_Given records:_

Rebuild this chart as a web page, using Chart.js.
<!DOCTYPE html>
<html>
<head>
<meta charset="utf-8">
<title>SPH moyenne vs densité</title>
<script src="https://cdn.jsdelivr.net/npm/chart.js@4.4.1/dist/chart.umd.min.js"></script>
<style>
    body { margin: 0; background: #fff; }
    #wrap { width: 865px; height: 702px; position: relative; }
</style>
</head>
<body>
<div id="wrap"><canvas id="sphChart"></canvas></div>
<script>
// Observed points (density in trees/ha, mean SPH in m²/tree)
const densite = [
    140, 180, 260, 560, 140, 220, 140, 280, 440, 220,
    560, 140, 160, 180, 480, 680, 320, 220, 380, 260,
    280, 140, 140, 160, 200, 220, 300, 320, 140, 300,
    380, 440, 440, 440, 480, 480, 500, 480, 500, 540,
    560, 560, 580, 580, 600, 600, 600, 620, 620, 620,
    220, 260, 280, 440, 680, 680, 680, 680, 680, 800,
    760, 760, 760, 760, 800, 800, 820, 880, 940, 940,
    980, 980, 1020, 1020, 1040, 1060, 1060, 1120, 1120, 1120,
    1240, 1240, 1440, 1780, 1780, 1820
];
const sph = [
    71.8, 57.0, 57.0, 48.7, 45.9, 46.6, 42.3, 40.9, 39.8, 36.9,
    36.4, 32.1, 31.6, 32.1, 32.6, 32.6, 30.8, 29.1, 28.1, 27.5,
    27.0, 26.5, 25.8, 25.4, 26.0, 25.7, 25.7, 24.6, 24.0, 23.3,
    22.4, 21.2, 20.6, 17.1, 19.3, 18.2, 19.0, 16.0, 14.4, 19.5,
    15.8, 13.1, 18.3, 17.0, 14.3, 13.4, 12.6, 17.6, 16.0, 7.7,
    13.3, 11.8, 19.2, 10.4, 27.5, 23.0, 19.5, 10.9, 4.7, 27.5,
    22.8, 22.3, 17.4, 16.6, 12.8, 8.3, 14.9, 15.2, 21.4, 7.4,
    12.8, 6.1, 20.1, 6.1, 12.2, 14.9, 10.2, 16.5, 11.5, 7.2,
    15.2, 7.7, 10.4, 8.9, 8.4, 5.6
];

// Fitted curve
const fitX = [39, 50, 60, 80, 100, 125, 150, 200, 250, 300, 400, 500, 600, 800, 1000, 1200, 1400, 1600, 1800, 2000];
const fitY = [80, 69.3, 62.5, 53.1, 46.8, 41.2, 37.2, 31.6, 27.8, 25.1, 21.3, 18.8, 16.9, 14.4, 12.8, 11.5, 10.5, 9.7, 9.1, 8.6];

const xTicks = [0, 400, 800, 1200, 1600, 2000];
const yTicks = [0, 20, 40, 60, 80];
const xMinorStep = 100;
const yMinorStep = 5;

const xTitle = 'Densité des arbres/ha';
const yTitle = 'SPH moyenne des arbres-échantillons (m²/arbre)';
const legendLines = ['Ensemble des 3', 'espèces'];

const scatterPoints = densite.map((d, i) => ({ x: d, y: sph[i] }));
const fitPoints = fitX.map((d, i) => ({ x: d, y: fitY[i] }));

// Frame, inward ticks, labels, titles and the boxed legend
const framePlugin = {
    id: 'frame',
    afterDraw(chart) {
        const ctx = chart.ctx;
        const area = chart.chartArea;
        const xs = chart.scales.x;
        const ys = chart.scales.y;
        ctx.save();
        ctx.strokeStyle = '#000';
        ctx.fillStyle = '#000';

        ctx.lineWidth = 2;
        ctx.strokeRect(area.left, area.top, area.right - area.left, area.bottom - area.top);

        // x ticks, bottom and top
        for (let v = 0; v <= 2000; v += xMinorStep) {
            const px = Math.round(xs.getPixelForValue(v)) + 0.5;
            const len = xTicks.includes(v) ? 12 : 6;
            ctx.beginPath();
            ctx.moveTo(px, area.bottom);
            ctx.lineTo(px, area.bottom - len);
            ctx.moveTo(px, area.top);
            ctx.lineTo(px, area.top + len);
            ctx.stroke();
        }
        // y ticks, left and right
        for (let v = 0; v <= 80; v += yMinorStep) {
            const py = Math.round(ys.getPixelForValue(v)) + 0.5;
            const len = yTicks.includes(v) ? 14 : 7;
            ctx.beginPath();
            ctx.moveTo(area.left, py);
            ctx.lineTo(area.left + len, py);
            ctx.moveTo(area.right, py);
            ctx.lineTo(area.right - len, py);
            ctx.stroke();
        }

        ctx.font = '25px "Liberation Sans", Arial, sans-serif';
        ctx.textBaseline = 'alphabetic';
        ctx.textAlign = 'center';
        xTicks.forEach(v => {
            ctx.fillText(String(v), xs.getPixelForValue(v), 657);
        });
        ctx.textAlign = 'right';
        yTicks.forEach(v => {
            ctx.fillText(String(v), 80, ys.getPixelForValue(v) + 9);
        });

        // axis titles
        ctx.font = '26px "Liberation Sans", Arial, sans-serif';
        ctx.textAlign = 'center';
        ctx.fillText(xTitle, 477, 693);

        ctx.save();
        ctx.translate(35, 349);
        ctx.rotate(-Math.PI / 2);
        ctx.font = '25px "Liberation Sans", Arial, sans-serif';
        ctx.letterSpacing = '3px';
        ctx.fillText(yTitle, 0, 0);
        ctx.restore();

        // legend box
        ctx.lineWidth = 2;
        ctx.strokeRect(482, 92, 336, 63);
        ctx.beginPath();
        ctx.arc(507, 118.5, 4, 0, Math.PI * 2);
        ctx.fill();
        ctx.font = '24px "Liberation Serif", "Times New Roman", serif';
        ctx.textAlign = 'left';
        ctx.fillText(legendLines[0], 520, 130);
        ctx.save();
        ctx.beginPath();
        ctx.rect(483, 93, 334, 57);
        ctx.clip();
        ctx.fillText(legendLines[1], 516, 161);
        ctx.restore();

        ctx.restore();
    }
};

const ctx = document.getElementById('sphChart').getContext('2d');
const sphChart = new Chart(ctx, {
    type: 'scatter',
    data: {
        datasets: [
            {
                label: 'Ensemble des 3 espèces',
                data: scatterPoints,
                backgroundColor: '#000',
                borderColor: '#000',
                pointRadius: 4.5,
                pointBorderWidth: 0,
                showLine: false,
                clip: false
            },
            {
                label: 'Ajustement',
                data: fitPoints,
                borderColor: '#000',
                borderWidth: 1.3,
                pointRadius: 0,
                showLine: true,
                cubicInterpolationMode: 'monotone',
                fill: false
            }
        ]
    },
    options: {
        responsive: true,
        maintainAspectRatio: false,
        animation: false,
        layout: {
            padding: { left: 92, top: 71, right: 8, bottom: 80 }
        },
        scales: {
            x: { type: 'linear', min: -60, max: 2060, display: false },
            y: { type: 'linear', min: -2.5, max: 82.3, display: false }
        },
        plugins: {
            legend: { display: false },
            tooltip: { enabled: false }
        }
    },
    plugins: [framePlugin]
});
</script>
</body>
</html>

...

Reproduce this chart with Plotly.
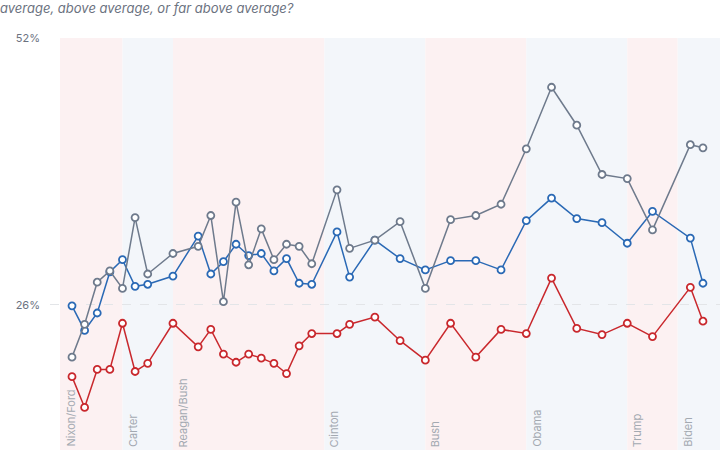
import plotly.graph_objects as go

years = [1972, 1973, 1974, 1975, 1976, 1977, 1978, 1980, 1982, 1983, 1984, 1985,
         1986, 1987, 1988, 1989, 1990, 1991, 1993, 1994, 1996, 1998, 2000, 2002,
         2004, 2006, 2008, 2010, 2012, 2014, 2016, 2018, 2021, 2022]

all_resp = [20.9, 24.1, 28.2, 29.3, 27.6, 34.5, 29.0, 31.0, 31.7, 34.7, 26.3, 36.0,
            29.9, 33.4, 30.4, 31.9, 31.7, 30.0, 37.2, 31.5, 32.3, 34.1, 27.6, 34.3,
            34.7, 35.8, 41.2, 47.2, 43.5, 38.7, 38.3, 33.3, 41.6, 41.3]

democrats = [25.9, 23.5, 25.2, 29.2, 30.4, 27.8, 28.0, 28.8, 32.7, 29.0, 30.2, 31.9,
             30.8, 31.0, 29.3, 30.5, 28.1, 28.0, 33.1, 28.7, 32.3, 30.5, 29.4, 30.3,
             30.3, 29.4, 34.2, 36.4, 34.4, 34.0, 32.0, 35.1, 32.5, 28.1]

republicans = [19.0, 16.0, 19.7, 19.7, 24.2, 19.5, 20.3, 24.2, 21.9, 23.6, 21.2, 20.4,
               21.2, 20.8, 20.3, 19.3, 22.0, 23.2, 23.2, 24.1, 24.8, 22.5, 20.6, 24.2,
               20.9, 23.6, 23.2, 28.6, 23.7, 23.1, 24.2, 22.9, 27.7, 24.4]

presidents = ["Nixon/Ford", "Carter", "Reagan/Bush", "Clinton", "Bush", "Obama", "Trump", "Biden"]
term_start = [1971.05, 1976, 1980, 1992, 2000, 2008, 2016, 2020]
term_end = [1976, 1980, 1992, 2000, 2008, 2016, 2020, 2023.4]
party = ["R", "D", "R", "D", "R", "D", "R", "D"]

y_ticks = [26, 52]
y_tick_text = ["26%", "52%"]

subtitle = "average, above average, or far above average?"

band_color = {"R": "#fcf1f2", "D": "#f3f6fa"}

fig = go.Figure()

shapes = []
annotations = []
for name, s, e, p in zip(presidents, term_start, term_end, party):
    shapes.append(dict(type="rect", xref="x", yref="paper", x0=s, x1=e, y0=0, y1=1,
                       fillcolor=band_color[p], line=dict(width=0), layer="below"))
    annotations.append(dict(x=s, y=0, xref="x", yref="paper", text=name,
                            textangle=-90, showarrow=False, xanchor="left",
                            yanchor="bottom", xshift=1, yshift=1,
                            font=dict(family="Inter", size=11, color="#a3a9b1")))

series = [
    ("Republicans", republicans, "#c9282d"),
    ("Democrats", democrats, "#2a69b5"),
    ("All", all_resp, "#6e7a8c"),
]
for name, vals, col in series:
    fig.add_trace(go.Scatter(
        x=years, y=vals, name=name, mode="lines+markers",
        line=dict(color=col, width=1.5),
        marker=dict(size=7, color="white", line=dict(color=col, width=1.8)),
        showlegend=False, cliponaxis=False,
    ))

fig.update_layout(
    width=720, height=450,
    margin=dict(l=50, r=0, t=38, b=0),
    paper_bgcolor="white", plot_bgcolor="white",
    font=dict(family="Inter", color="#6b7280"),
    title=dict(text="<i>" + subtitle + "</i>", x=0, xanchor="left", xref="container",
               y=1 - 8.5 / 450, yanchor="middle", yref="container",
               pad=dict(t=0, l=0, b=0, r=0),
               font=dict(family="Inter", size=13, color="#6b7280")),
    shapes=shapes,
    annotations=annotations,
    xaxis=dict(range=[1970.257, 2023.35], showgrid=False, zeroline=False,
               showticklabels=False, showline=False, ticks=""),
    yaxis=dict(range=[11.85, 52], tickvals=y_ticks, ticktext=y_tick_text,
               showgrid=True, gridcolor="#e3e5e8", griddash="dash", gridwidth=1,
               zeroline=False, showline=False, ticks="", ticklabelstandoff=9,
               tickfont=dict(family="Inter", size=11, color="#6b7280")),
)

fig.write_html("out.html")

_Problem statement:_
Taking the material above, give again exactly the lines from the one holding "Reproduce this chart with Plotly." through the one holding "2004, 2006, 2008, 2010, 2012, 2014, 2016, 2018, 2021, 2022]", with both ends and without pictures.

_Answer:_
Reproduce this chart with Plotly.
import plotly.graph_objects as go

years = [1972, 1973, 1974, 1975, 1976, 1977, 1978, 1980, 1982, 1983, 1984, 1985,
         1986, 1987, 1988, 1989, 1990, 1991, 1993, 1994, 1996, 1998, 2000, 2002,
         2004, 2006, 2008, 2010, 2012, 2014, 2016, 2018, 2021, 2022]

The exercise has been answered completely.